The young Vanel (right) before he got to look like one of the decaying sculptures in JULES ET JIM. Here he has a sort of Robert Armstrong/Pat O’Brien vibe.
The movie’s not perfect — tracking shots are wobbly, artistic devices like the long lap-dissolves into flashback don’t completely work, and the digitally restored soundtrack has camera noise and creaky dolly wheels all over it, suggesting that the film must have been quickly and cheaply made, without the care that would have been lavished on a feature. But the film is nevertheless restrained, elegant, sensitive and compassionate, which counts for a lot.
One of the pleasures in the work of Tourneur pere is seeing his similarities to his son. Like Jacques, Maurice prefers his menace delivered in whispers rather than screams, and would rather throw a shadow on the wall that depict an act of violence straight-forwardly: you can compared this image with similar shadowplay in J.T.’s CAT PEOPLE and OUT OF THE PAST, for instance.
In examining a real social problem, OBSESSION rather stacks the cards: none of the parties who conspire to get Yonnel released are really concerned about his own well-being or that of society, they’re all either selfish or simply stupid. The bureaucrat who overrules the psychiatrist’s concerns does have some good points, but we’re not meant to give them much weight: Yonnel hasn’t been convicted of any crime, and shouldn’t be locked up on the basis of a doctor’s opinion, when there’s no proof against him. The same arguments are heard today, when British politicians have seemed to favour the idea of imprisoning people with incurable personality disorders, before they’ve actually committed any crimes. It’s a very dangerous practice.
Yonnel returns home and quickly starts exhibiting signs of his old paranoia — indeed, as soon as everybody’s abed, he starts creeping up on his missus with his hands outstretched in strangulation mode. The arrival of his little son distracts him, and what follows is a creepy parental scene highly reminiscent of THE SHINING. But while Jack Nicholson was on a downhill slalom into demented manslaughter, Yonnel is bound for redemption — called back to self-awareness by his son’s love, he calls the asylum and urges them to get him at once. While Nicholson said “I’d like to stay here forever…’n’ ever…ever…” Yonnel concludes, “I’ll never hurt anyone again. Never… Never… Never…” as we fade to black.

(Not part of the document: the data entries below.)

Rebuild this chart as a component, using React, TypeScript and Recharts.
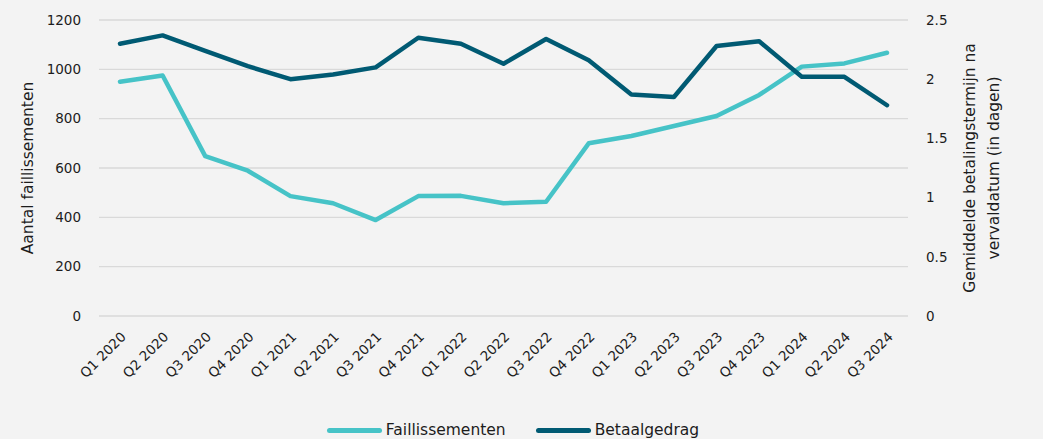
import { CartesianGrid, Legend, Line, LineChart, XAxis, YAxis } from "recharts";

document.body.style.margin = "0";

const quarters = [
  "Q1 2020", "Q2 2020", "Q3 2020", "Q4 2020",
  "Q1 2021", "Q2 2021", "Q3 2021", "Q4 2021",
  "Q1 2022", "Q2 2022", "Q3 2022", "Q4 2022",
  "Q1 2023", "Q2 2023", "Q3 2023", "Q4 2023",
  "Q1 2024", "Q2 2024", "Q3 2024",
];
const faillissementen = [
  950, 975, 648, 589, 486, 457, 389, 486, 487, 457,
  463, 700, 730, 770, 811, 896, 1011, 1024, 1067,
];
const betaalgedrag = [
  2.3, 2.37, 2.24, 2.11, 2.0, 2.04, 2.1, 2.35, 2.3, 2.13,
  2.34, 2.16, 1.87, 1.85, 2.28, 2.32, 2.02, 2.02, 1.78,
];
const leftTicks = [0, 200, 400, 600, 800, 1000, 1200];
const rightTicks = [0, 0.5, 1, 1.5, 2, 2.5];

const data = quarters.map((q, i) => ({
  quarter: q,
  faillissementen: faillissementen[i],
  betaalgedrag: betaalgedrag[i],
}));

const TEAL = "#46c3c7";
const NAVY = "#005a73";
const FONT = "'DejaVu Sans', sans-serif";
const INK = "#1c1c1c";
const tickStyle = { fill: INK, fontSize: 13.5, fontFamily: FONT };

function LeftLabel({ viewBox }: any) {
  const cx = viewBox.x + 28;
  const cy = viewBox.y + viewBox.height / 2;
  return (
    <text
      x={cx}
      y={cy}
      transform={`rotate(-90 ${cx} ${cy})`}
      textAnchor="middle"
      dominantBaseline="central"
      fill={INK}
      fontSize={15.5}
      fontFamily={FONT}
    >
      Aantal faillissementen
    </text>
  );
}

function RightLabel({ viewBox }: any) {
  const cy = viewBox.y + viewBox.height / 2;
  const x1 = viewBox.x + 62;
  const x2 = viewBox.x + 86;
  return (
    <g fill={INK} fontSize={15.5} fontFamily={FONT}>
      <text x={x1} y={cy} transform={`rotate(-90 ${x1} ${cy})`} textAnchor="middle" dominantBaseline="central">
        Gemiddelde betalingstermijn na
      </text>
      <text x={x2} y={cy} transform={`rotate(-90 ${x2} ${cy})`} textAnchor="middle" dominantBaseline="central">
        vervaldatum (in dagen)
      </text>
    </g>
  );
}

function LegendContent() {
  const items = [
    { label: "Faillissementen", color: TEAL },
    { label: "Betaalgedrag", color: NAVY },
  ];
  return (
    <div
      style={{
        position: "relative",
        top: 3,
        height: 24,
        display: "flex",
        justifyContent: "center",
        alignItems: "center",
        gap: 30,
        paddingRight: 17,
        fontFamily: FONT,
        fontSize: 15.5,
        color: INK,
      }}
    >
      {items.map((it) => (
        <div key={it.label} style={{ display: "flex", alignItems: "center", gap: 4 }}>
          <span style={{ width: 55, height: 5, borderRadius: 3, background: it.color, display: "inline-block" }} />
          <span>{it.label}</span>
        </div>
      ))}
    </div>
  );
}

export default function App() {
  return (
    <div style={{ width: 1043, height: 439, background: "#f3f3f3", overflow: "hidden" }}>
      <LineChart width={1043} height={439} data={data} margin={{ top: 20, right: 0, bottom: 0, left: 0 }}>
        <CartesianGrid yAxisId="left" vertical={false} stroke="#d9d9d9" strokeWidth={1.3} />
        <XAxis
          dataKey="quarter"
          interval={0}
          axisLine={false}
          tickLine={false}
          padding={{ left: 21, right: 21 }}
          height={99}
          angle={-45}
          textAnchor="end"
          tickMargin={9}
          tick={tickStyle}
        />
        <YAxis
          yAxisId="left"
          width={99}
          domain={[0, 1200]}
          ticks={leftTicks}
          axisLine={false}
          tickLine={false}
          tickMargin={12}
          tick={tickStyle}
          label={<LeftLabel />}
        />
        <YAxis
          yAxisId="right"
          orientation="right"
          width={135}
          domain={[0, 2.5]}
          ticks={rightTicks}
          axisLine={false}
          tickLine={false}
          tickMargin={12}
          tick={tickStyle}
          label={<RightLabel />}
        />
        <Legend verticalAlign="bottom" height={24} content={<LegendContent />} />
        <Line
          yAxisId="left"
          dataKey="faillissementen"
          name="Faillissementen"
          stroke={TEAL}
          strokeWidth={4.5}
          strokeLinecap="round"
          strokeLinejoin="round"
          dot={false}
          activeDot={false}
          isAnimationActive={false}
        />
        <Line
          yAxisId="right"
          dataKey="betaalgedrag"
          name="Betaalgedrag"
          stroke={NAVY}
          strokeWidth={4.5}
          strokeLinecap="round"
          strokeLinejoin="round"
          dot={false}
          activeDot={false}
          isAnimationActive={false}
        />
      </LineChart>
    </div>
  );
}
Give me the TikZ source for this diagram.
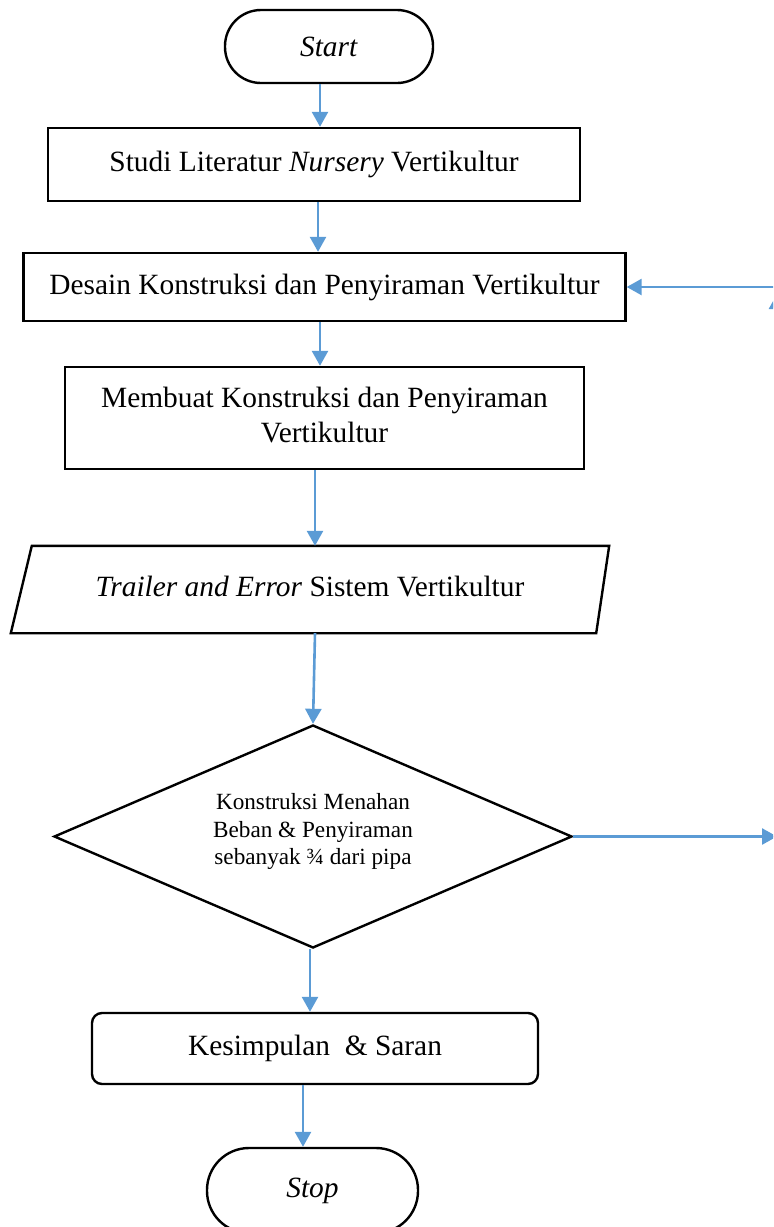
\documentclass[tikz,border=0pt]{standalone}
\usepackage{fontspec}
\setmainfont{Liberation Serif}
\usepackage{tikz}
\usetikzlibrary{shapes.geometric,arrows.meta}
\definecolor{flowblue}{RGB}{91,155,213}

\begin{document}
\begin{tikzpicture}[
			x=0.5pt, y=-0.5pt
			,every node/.append style={draw, line width=1.2pt, align=center, inner sep=2pt, font=\fontsize{14.7}{17.5}\selectfont}
			,terminal/.style={rounded corners=18pt, minimum width=104pt, minimum height=36.5pt}
			,proses/.style={rectangle}
			,io/.style={draw=none, minimum width=298pt, minimum height=42.5pt}
			,cek/.style={diamond, aspect=2.3, inner sep=0pt, minimum width=259pt, minimum height=111.5pt}
			,flow/.style={draw=flowblue, line width=1.3pt, -{Triangle[length=7.5pt,width=8pt]}}
		]
		\useasboundingbox (0,0) rectangle (773,1227);
		\clip (0,0) rectangle (773,1227);

		\node [terminal] (start) at (329,46.5) {\textit{Start}};
		\node [proses, minimum width=266pt, minimum height=36.5pt] (studi) at (314,164.5) {\raisebox{3pt}{Studi Literatur \textit{Nursery} Vertikultur}};
		\node [proses, minimum width=301pt, minimum height=34pt] (desain) at (324.5,287) {Desain Konstruksi dan Penyiraman Vertikultur};
		\node [proses, minimum width=259.5pt, minimum height=51pt] (membuat) at (324.5,418) {\raisebox{1.5pt}{\begin{tabular}{@{}c@{}}Membuat Konstruksi dan Penyiraman\\Vertikultur\end{tabular}}};
		\node [io] (trial) at (310,589.5) {\raisebox{3pt}{\textit{Trailer and Error} Sistem Vertikultur}};
		\draw [line width=1.2pt] ([xshift=10.5pt]trial.north west) -- (trial.north east) -- ([xshift=-6.5pt]trial.south east) -- (trial.south west) -- cycle;
		\node [cek, label={[draw=none, name=ujitext, yshift=2.5pt, font=\fontsize{11.6}{13.75}\selectfont]center:Konstruksi Menahan\\Beban \& Penyiraman\\sebanyak ¾ dari pipa}] (uji) at (313,836.5) {};
		\node [proses, rounded corners=5pt, minimum width=223pt, minimum height=35.5pt] (simpul) at (315,1048.5) {Kesimpulan \ \& Saran};
		\node [terminal, minimum width=105.5pt, minimum height=42.5pt, rounded corners=21pt] (stop) at (312.5,1190.5) {\textit{Stop}};

		\draw [flow] (start.south -| 320,0) -- (studi.north -| 320,0);
		\draw [flow] (studi.south -| 318,0) -- (desain.north -| 318,0);
		\draw [flow] (desain.south -| 320,0) -- (membuat.north -| 320,0);
		\draw [flow] (membuat.south -| 315,0) -- (trial.north -| 315,0);
		\draw [flow] (trial.south -| 315,0) -- (uji.north);
		\draw [flow] (uji.south -| 310,0) -- (simpul.north -| 310,0);
		\draw [flow] (simpul.south -| 303,0) -- (stop.north -| 303,0);

		% jalur kembali, terpotong di tepi kanan
		\coordinate (kanan) at (777,836.5);
		\coordinate (atas) at (777,294);
		\coordinate (masuk) at (790,287);
		\draw [flow] (uji.east) -- (kanan);
		\draw [flow] (kanan) -- (atas);
		\draw [flow] (masuk) -- (desain.east);
	\end{tikzpicture}
\end{document}
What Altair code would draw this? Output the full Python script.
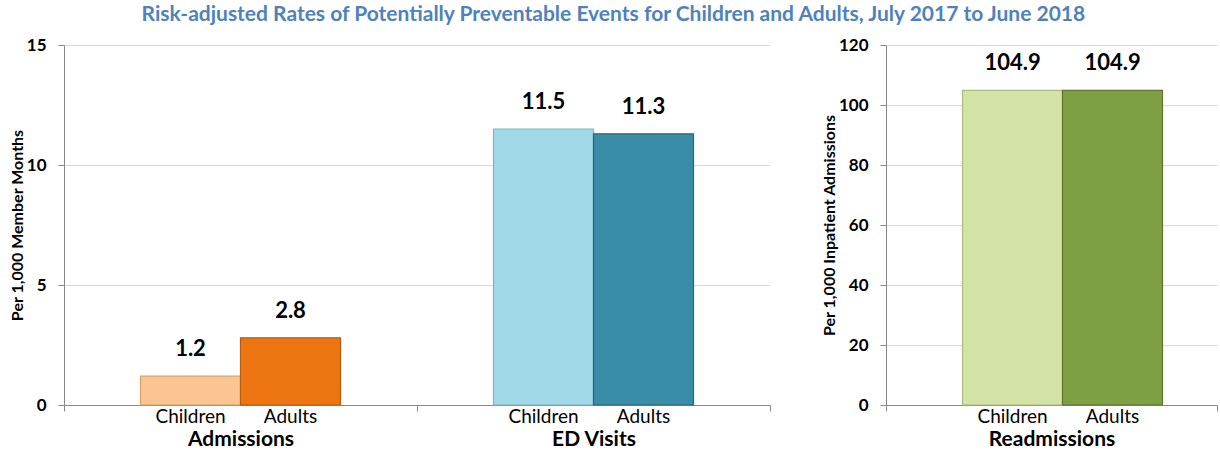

That single repeated word recalls King Lear, and what may be the simplest but most affecting iambic pentameter Shakespeare ever penned ~
“Never, never, never, never, never.”
Happy ending: M. Tourneur married Louise LaGrange, his star, after the shoot.
Unhappy ending: producer Bernard Natan, who signed this film, was jailed for fraud, imprisoned by the French, and then murdered by the Nazis. He is often cited today as a pornographer, based on a single offense in his youth, rather than as the innovative and shrewd producer he truly was. His story will be told in NATAN, a film I’m working on with Paul Duane.